Do you have to be submissive to enjoy kink?
One thing I’ve learnt over the years is that a lot of people who are, or think they are, submissive often get confused on what this entails.
That, not everyone on the “right of the slash” is actually submissive.
I’m not saying that that is any kind of bad thing.
But there’s a world of difference, for example, between someone who is a submissive and someone who is a masochist.
But, either are valid.
CLOSE TO HOME
Within myself I’ve obviously had my own questions over the years on as of if I’m actually submissive.
I’ve since concluded that it doesn’t really matter as long as everyone is happy with the situation – and I certainly have elements that could be classed as submissive.
THE D/S BIAS
I often think that too much within kink is bias into D/s. That everyone on one side is Dominant everyone on the other side is submissive (and a switch flits between the two under whatever circumstances) and this often leaves some feeling lost or out of place.
The hallowed cry of “I’m not a sub I’m just a normal guy who likes *whatever*” (as if submissives are abnormal, but still…)
Or wanting to go to a certain event but feeling uncomfortable because men have to be in a sub role even if the only element they really like is either casual play or severe beatings and not all the frills that go with it.
SO NOT ALL ‘SUBS’ ARE SUBS?
No. But that’s OK. You don’t have to be submissive to enjoy ‘play’. You don’t have to be submissive to be kinky. Many masochists might be able to take a beating but are not otherwise submissive.
So. If you’re not submissive, that’s OK. But if you are submissive, accept that sometimes others you are sharing space with are not.
SO HOW DO I DO THINGS IF I’M/THEY’RE NOT SUB?
So, let’s say you want to book a session with a Pro-Domme, you can approach and say you are a masochist and what does interest you in the session (being beaten) and what does not (which could be other play, or certain language)
If you are getting involved in your local community, you just tell people what you like and don’t when talking about yourself. (Just don’t say “I’m not into this sub shit”, it won’t go down well)
Obviously this might mean that assorted protocol events would not be suitable for you, but then most generalised fetish nights will be.
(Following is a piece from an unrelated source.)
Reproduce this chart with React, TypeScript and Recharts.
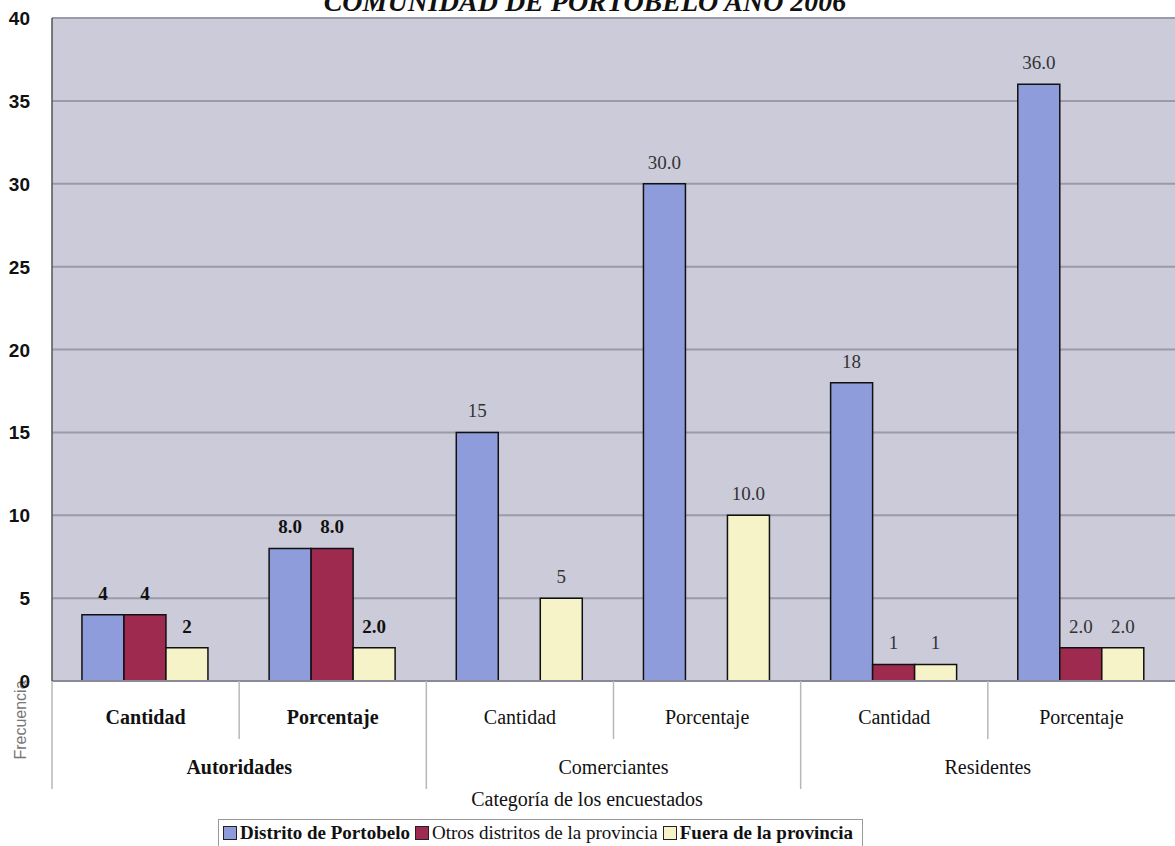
import React from 'react';
import { BarChart, Bar, XAxis, YAxis, CartesianGrid, Legend, LabelList, Label } from 'recharts';

const subLabels = ['Cantidad', 'Porcentaje', 'Cantidad', 'Porcentaje', 'Cantidad', 'Porcentaje'];
const groupLabels = ['Autoridades', 'Autoridades', 'Comerciantes', 'Comerciantes', 'Residentes', 'Residentes'];
const distrito = [4, 8, 15, 30, 18, 36];
const otros = [4, 8, 0, 0, 1, 2];
const fuera = [2, 2, 5, 10, 1, 2];
const yTicks = [0, 5, 10, 15, 20, 25, 30, 35, 40];

const seriesNames = ['Distrito de Portobelo', 'Otros distritos de la provincia', 'Fuera de la provincia'];
const seriesColors = ['#8e9cdb', '#9e2a50', '#f6f3c9'];

const data = subLabels.map((s, i) => ({
  key: groupLabels[i] + '|' + s,
  sub: s,
  group: groupLabels[i],
  distrito: distrito[i],
  otros: otros[i],
  fuera: fuera[i],
}));

const W = 1175;
const H = 846;
const Y_W = 52;
const BAND = (W - Y_W) / data.length;
const SERIF = "'Liberation Serif', 'Times New Roman', serif";
const SANS = "'Liberation Sans', Arial, sans-serif";

const fmt = (v: number, i: number) => (subLabels[i] === 'Porcentaje' ? v.toFixed(1) : String(v));

const makeLabel = (boldZero: boolean) => (props: any) => {
  const { x, y, width, value, index } = props;
  const isAut = groupLabels[index] === 'Autoridades';
  const bold = isAut || (boldZero && value === 0 && subLabels[index] === 'Porcentaje');
  return (
    <text
      x={Number(x) + Number(width) / 2}
      y={Number(y) - 15}
      textAnchor="middle"
      fontFamily={SERIF}
      fontSize={19}
      fontWeight={bold ? 'bold' : 'normal'}
      fill={bold ? '#111' : '#333'}
    >
      {fmt(value, index)}
    </text>
  );
};

const XTick = (props: any) => {
  const { x, y, payload } = props;
  const i = payload.index;
  const left = x - BAND / 2;
  const isGroupStart = i % 2 === 0;
  const isAut = groupLabels[i] === 'Autoridades';
  return (
    <g>
      <line x1={left} y1={y} x2={left} y2={isGroupStart ? y + 108 : y + 58} stroke="#b8b8b8" strokeWidth={1.5} />
      <text x={x} y={y + 43} textAnchor="middle" fontFamily={SERIF} fontSize={20} fontWeight={isAut ? 'bold' : 'normal'} fill="#111">
        {subLabels[i]}
      </text>
      {isGroupStart && (
        <text x={x + BAND / 2} y={y + 93} textAnchor="middle" fontFamily={SERIF} fontSize={20} fontWeight={isAut ? 'bold' : 'normal'} fill="#111">
          {groupLabels[i]}
        </text>
      )}
    </g>
  );
};

const YTick = (props: any) => {
  const { x, y, payload } = props;
  return (
    <text x={x} y={y} dy={7} textAnchor="end" fontFamily={SANS} fontSize={19} fontWeight="bold" fill="#111">
      {payload.value}
    </text>
  );
};

const renderLegend = () => (
  <div
    style={{
      display: 'flex',
      alignItems: 'center',
      border: '1px solid #999',
      padding: '0 4px',
      height: 26,
      fontFamily: SERIF,
      fontSize: 19,
      color: '#111',
      whiteSpace: 'nowrap',
      background: '#fff',
    }}
  >
    {seriesNames.map((n, i) => (
      <span
        key={n}
        style={{ display: 'inline-flex', alignItems: 'center', marginRight: 5, fontFamily: SERIF, fontWeight: i === 1 ? 'normal' : 'bold' }}
      >
        <span style={{ display: 'inline-block', width: 12, height: 12, background: seriesColors[i], border: '1.5px solid #222', marginRight: 3 }} />
        {n}
      </span>
    ))}
  </div>
);

export default function App() {
  return (
    <div style={{ position: 'absolute', left: 0, top: 0, width: W, height: H, background: '#fff', fontFamily: SERIF }}>
      <BarChart
        width={W}
        height={H}
        data={data}
        margin={{ top: 18, right: 0, left: 0, bottom: 0 }}
        barGap={0}
        barCategoryGap="16%"
      >
        <CartesianGrid horizontal vertical={false} fill="#cbcbd9" stroke="#9a9aa8" strokeWidth={2} />
        <XAxis
          dataKey="key"
          height={165}
          interval={0}
          tickLine={false}
          tickSize={0}
          tickMargin={0}
          axisLine={{ stroke: '#8a8a96', strokeWidth: 2 }}
          tick={<XTick />}
        >
          <Label
            content={() => (
              <text x={587} y={806} textAnchor="middle" fontFamily={SERIF} fontSize={20} fill="#111">
                Categoría de los encuestados
              </text>
            )}
          />
        </XAxis>
        <YAxis
          width={Y_W}
          domain={[0, 40]}
          ticks={yTicks}
          interval={0}
          tickLine={false}
          tickSize={0}
          tickMargin={22}
          axisLine={{ stroke: '#555', strokeWidth: 1.5 }}
          tick={<YTick />}
        >
          <Label
            content={() => (
              <g>
                <text x={585} y={11} textAnchor="middle" fontFamily={SERIF} fontSize={28} fontWeight="bold" fontStyle="italic" fill="#111">
                  COMUNIDAD DE PORTOBELO AÑO 2006
                </text>
                <text
                  x={26}
                  y={720}
                  transform="rotate(-90 26 720)"
                  textAnchor="middle"
                  fontFamily={SANS}
                  fontSize={16}
                  fill="#777"
                >
                  Frecuencia
                </text>
              </g>
            )}
          />
        </YAxis>
        <Legend
          layout="horizontal"
          verticalAlign="middle"
          align="center"
          content={renderLegend}
          wrapperStyle={{ position: 'absolute', left: 218, top: 819, width: 'auto', height: 28, fontFamily: SERIF }}
        />
        <Bar dataKey="distrito" name={seriesNames[0]} fill={seriesColors[0]} stroke="#111" strokeWidth={1.5} isAnimationActive={false}>
          <LabelList dataKey="distrito" content={makeLabel(false)} />
        </Bar>
        <Bar dataKey="otros" name={seriesNames[1]} fill={seriesColors[1]} stroke="#111" strokeWidth={1.5} isAnimationActive={false}>
          <LabelList dataKey="otros" content={makeLabel(true)} />
        </Bar>
        <Bar dataKey="fuera" name={seriesNames[2]} fill={seriesColors[2]} stroke="#111" strokeWidth={1.5} isAnimationActive={false}>
          <LabelList dataKey="fuera" content={makeLabel(false)} />
        </Bar>
      </BarChart>
    </div>
  );
}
SOME RELATIONSHIP RULES CAN BE DIFFERENT
What is expected and permitting can differ. Different shades of masochist, for example, might play to be punished – which is good if part of a healthy set up but can be extremely frustrating. As satisfying as the beating may be, it’s still what they wanted. But this can be OK if everyone is happy.
BUT THIS DOESN’T ABSOLVE YOU OF MANNERS
This shouldn’t be too difficult to understand, I’d hope. Most rules still apply to you in whichever situation you are in.
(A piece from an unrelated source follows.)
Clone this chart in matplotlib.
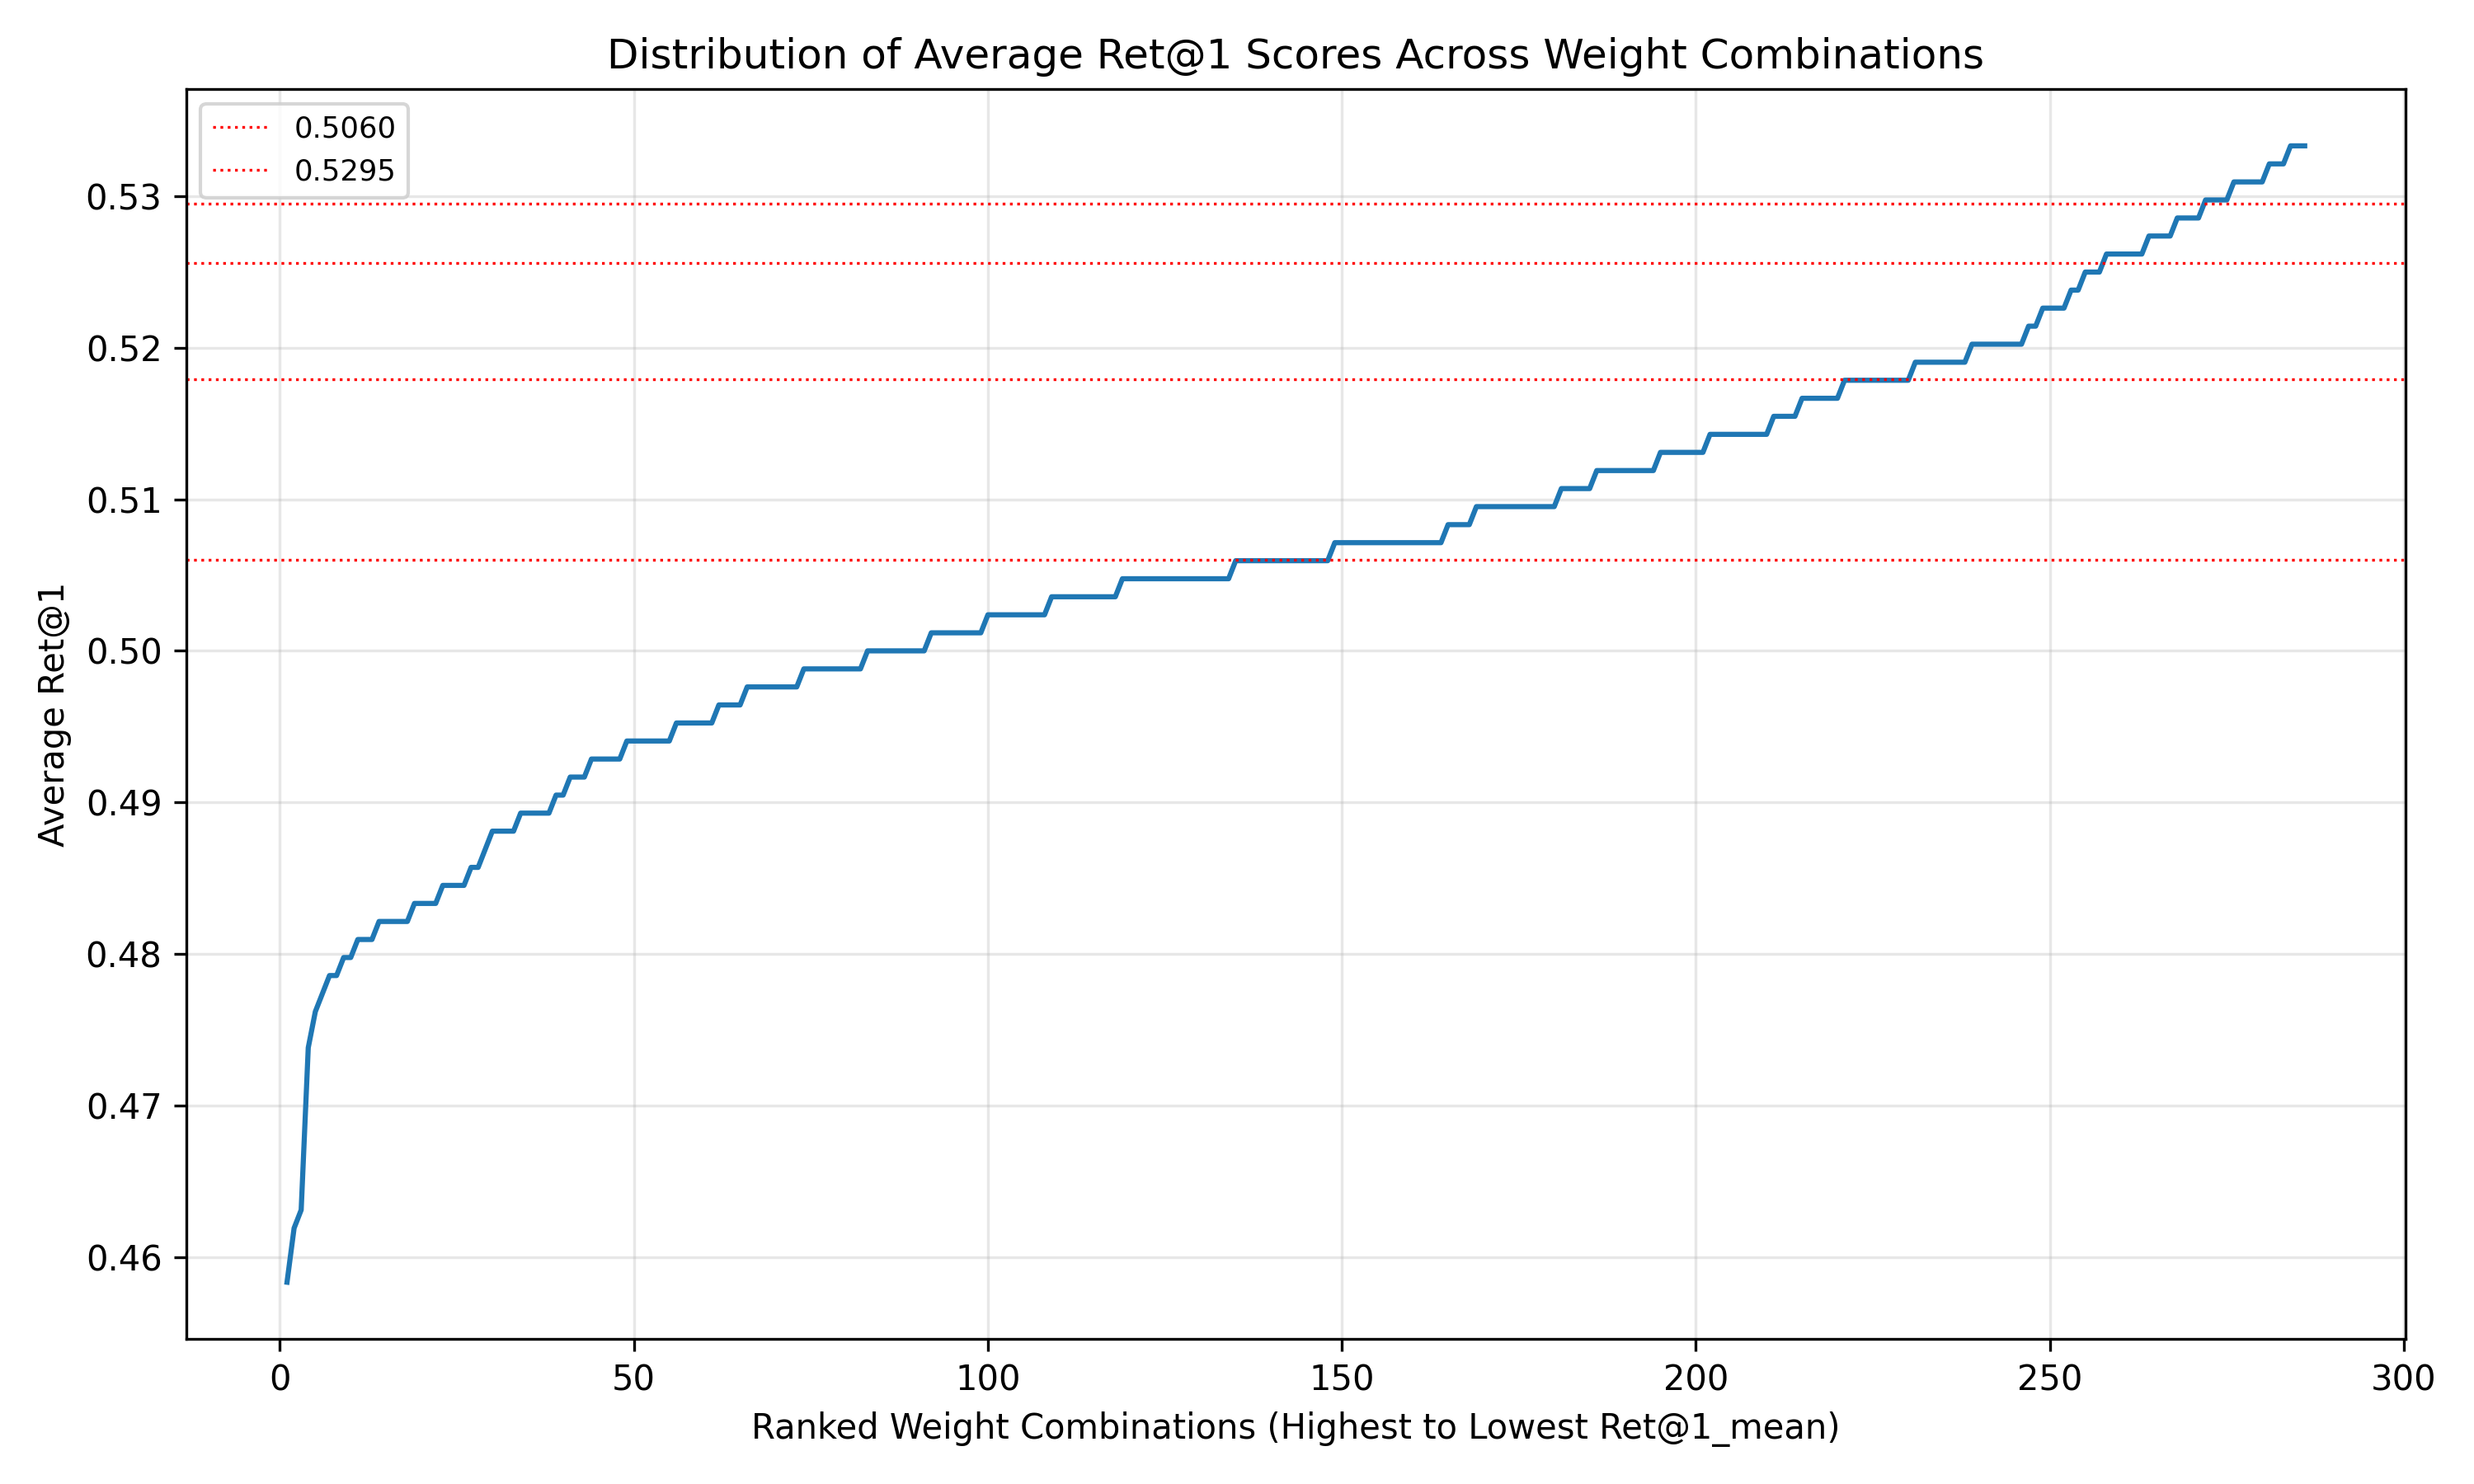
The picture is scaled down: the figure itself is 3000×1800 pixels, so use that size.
import numpy as np
import matplotlib
matplotlib.use("Agg")
import matplotlib.pyplot as plt

# Step levels of the ranked curve (value, number of consecutive ranks at that value)
level_values = [0.45833, 0.46190, 0.46310, 0.47381, 0.47619, 0.47738, 0.47857, 0.47976,
                0.48095, 0.48214, 0.48333, 0.48452, 0.48571, 0.48690, 0.48810, 0.48929,
                0.49048, 0.49167, 0.49286, 0.49405, 0.49524, 0.49643, 0.49762, 0.49881,
                0.50000, 0.50119, 0.50238, 0.50357, 0.50476, 0.50595, 0.50714, 0.50833,
                0.50952, 0.51071, 0.51190, 0.51310, 0.51429, 0.51548, 0.51667, 0.51786,
                0.51905, 0.52024, 0.52143, 0.52262, 0.52381, 0.52500, 0.52619, 0.52738,
                0.52857, 0.52976, 0.53095, 0.53214, 0.53333]
level_counts = [1, 1, 1, 1, 1, 1, 2, 2,
                3, 5, 4, 4, 2, 1, 4, 5,
                2, 3, 5, 7, 6, 4, 8, 9,
                9, 8, 9, 10, 16, 14, 16, 4,
                12, 5, 9, 7, 9, 4, 6, 10,
                8, 8, 2, 4, 2, 3, 6, 4,
                4, 4, 5, 3, 3]

scores = np.repeat(level_values, level_counts)
ranks = np.arange(1, len(scores) + 1)

# Reference lines
hline_values = [0.5060, 0.5179, 0.5256, 0.5295]
hline_labels = ["0.5060", "_nolegend_", "_nolegend_", "0.5295"]

fig, ax = plt.subplots(figsize=(10, 6), dpi=300)
ax.plot(ranks, scores, color="#1f77b4", linewidth=1.5)
for v, lab in zip(hline_values, hline_labels):
    ax.axhline(v, color="red", linestyle=":", linewidth=0.8, label=lab)

ax.set_title("Distribution of Average Ret@1 Scores Across Weight Combinations")
ax.set_xlabel("Ranked Weight Combinations (Highest to Lowest Ret@1_mean)")
ax.set_ylabel("Average Ret@1")
ax.grid(True, alpha=0.3)
ax.legend(loc="upper left", fontsize=8.5)
fig.tight_layout()
fig.savefig("out.png", dpi=300)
That if there’s a group of people you need to do your share of the tidying up and work.
You don’t get to pass of anything asked or expected of you under “I’m not a sub”.
YOU ARE NOT BETTER THAN SUBS – AND THEY’RE NOT BETTER THAN YOU
Everyone is different – and that’s great. It’s important to know that, yes, we all fit in. But to avoid any form of oneupmanship or “better than” tropes.
All that does is cause conflict, which causes one or another to be pushed out of any group.
Do you have to be submissive to enjoy kink? No. But, just don’t pretend you are.